Everything from the first line of the data through the line with "years = ['2004', '2003', '2002']" is to be echoed exactly, minus the pictures.
* BEGIN *
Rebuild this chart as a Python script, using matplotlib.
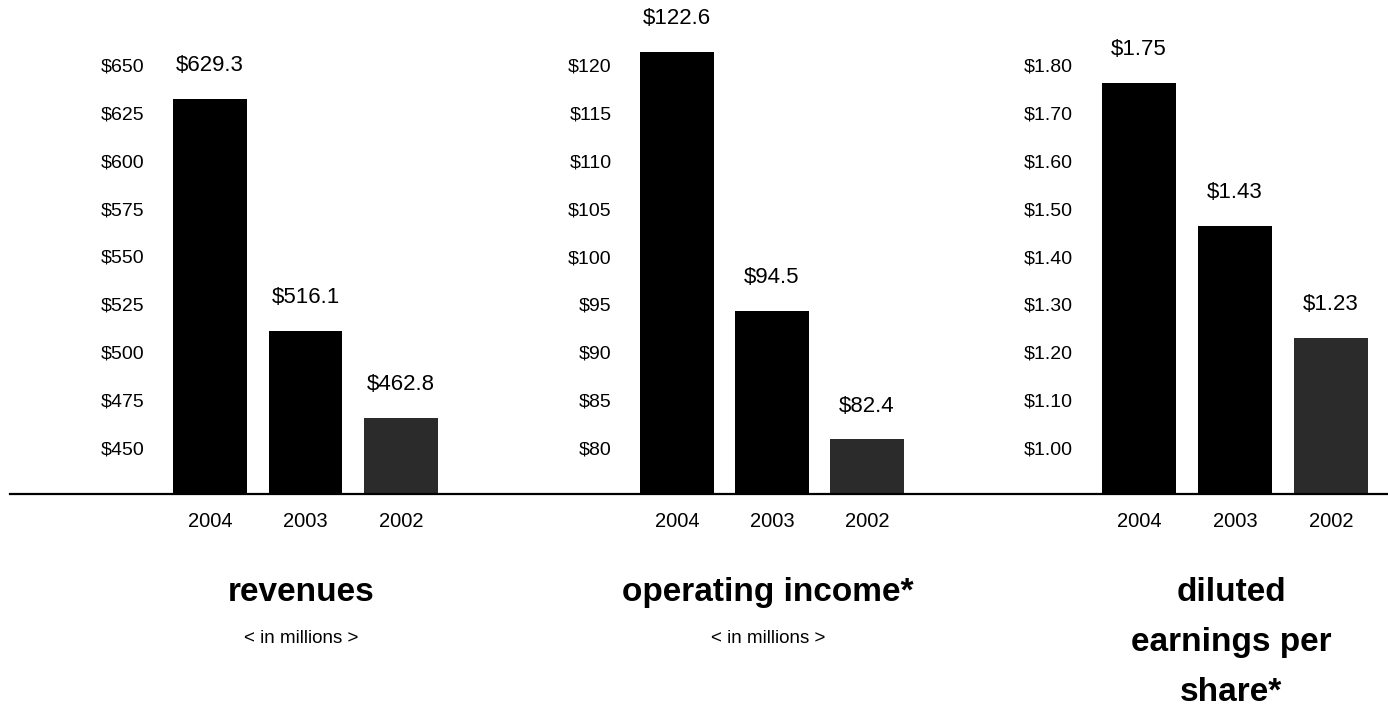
import matplotlib
matplotlib.use("Agg")
import matplotlib.pyplot as plt
from matplotlib.lines import Line2D

plt.rcParams['font.family'] = ['Liberation Sans', 'DejaVu Sans']

# data
years = ['2004', '2003', '2002']

# printed values and the bar heights as drawn in the picture
rev_labels = ['$629.3', '$516.1', '$462.8']
rev_bars = [632.2, 511.1, 465.7]
rev_ticks = [450, 475, 500, 525, 550, 575, 600, 625, 650]

op_labels = ['$122.6', '$94.5', '$82.4']
op_bars = [121.4, 94.3, 80.9]
op_ticks = [80, 85, 90, 95, 100, 105, 110, 115, 120]

eps_labels = ['$1.75', '$1.43', '$1.23']
eps_bars = [1.762, 1.464, 1.230]
eps_ticks = [1.00, 1.10, 1.20, 1.30, 1.40, 1.50, 1.60, 1.70, 1.80]

W, H = 1388, 706
fig = plt.figure(figsize=(W / 100, H / 100), dpi=100)

bar_colors = ['#000000', '#000000', '#2b2b2b']

# panel setup: left px, spacing px, ylim, bars, labels, ticks, tick format
panels = [
    (152.7, 95.5, (425.98, 683.94), rev_bars, rev_labels, rev_ticks, '${:.0f}'),
    (620.0, 95.0, (75.196, 126.79), op_bars, op_labels, op_ticks, '${:.0f}'),
    (1081.4, 96.0, (0.9039, 1.9358), eps_bars, eps_labels, eps_ticks, '${:.2f}'),
]

base_px = 494
axes = []
for left, sp, ylim, vals, labels, ticks, tfmt in panels:
    ax = fig.add_axes([left / W, (H - base_px) / H, 3.2 * sp / W, base_px / H])
    x = range(len(vals))
    ax.bar(x, vals, width=0.77, color=bar_colors)
    ax.set_xlim(-0.6, 2.6)
    ax.set_ylim(*ylim)
    ax.set_yticks(ticks)
    ax.set_yticklabels([tfmt.format(t) for t in ticks], fontsize=14)
    ax.set_xticks(list(x))
    ax.set_xticklabels(years, fontsize=14.5)
    ax.tick_params(axis='y', length=0, pad=6)
    ax.tick_params(axis='x', length=0, pad=13)
    for s in ax.spines.values():
        s.set_visible(False)
    for i, v in enumerate(vals):
        ax.annotate(labels[i], (i, v), xytext=(0, 24), textcoords='offset points',
                    ha='center', va='center', fontsize=16, annotation_clip=False)
    axes.append(ax)

# baseline across the whole figure
fig.add_artist(Line2D([10 / W, 1.0], [(H - base_px) / H] * 2, color='black', lw=1.6,
                      transform=fig.transFigure))


def center_x(ax):
    p = ax.get_position()
    return p.x0 + p.width / 2


titles = [
    (axes[0], ['revenues'], '< in millions >'),
    (axes[1], ['operating income*'], '< in millions >'),
    (axes[2], ['diluted', 'earnings per', 'share*'], None),
]
for ax, lines, sub in titles:
    cx = center_x(ax) - 4 / W
    for k, line in enumerate(lines):
        fig.text(cx, 1 - (601 + 50 * k) / H, line, ha='center', va='baseline',
                 fontsize=24, fontweight='bold')
    if sub:
        fig.text(cx, 1 - 643 / H, sub, ha='center', va='baseline', fontsize=13.5)

fig.savefig('out.png', dpi=100, facecolor='white')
* END *
-- SOLUTION TO THIS PROBLEM --
Rebuild this chart as a Python script, using matplotlib.
import matplotlib
matplotlib.use("Agg")
import matplotlib.pyplot as plt
from matplotlib.lines import Line2D

plt.rcParams['font.family'] = ['Liberation Sans', 'DejaVu Sans']

# data
years = ['2004', '2003', '2002']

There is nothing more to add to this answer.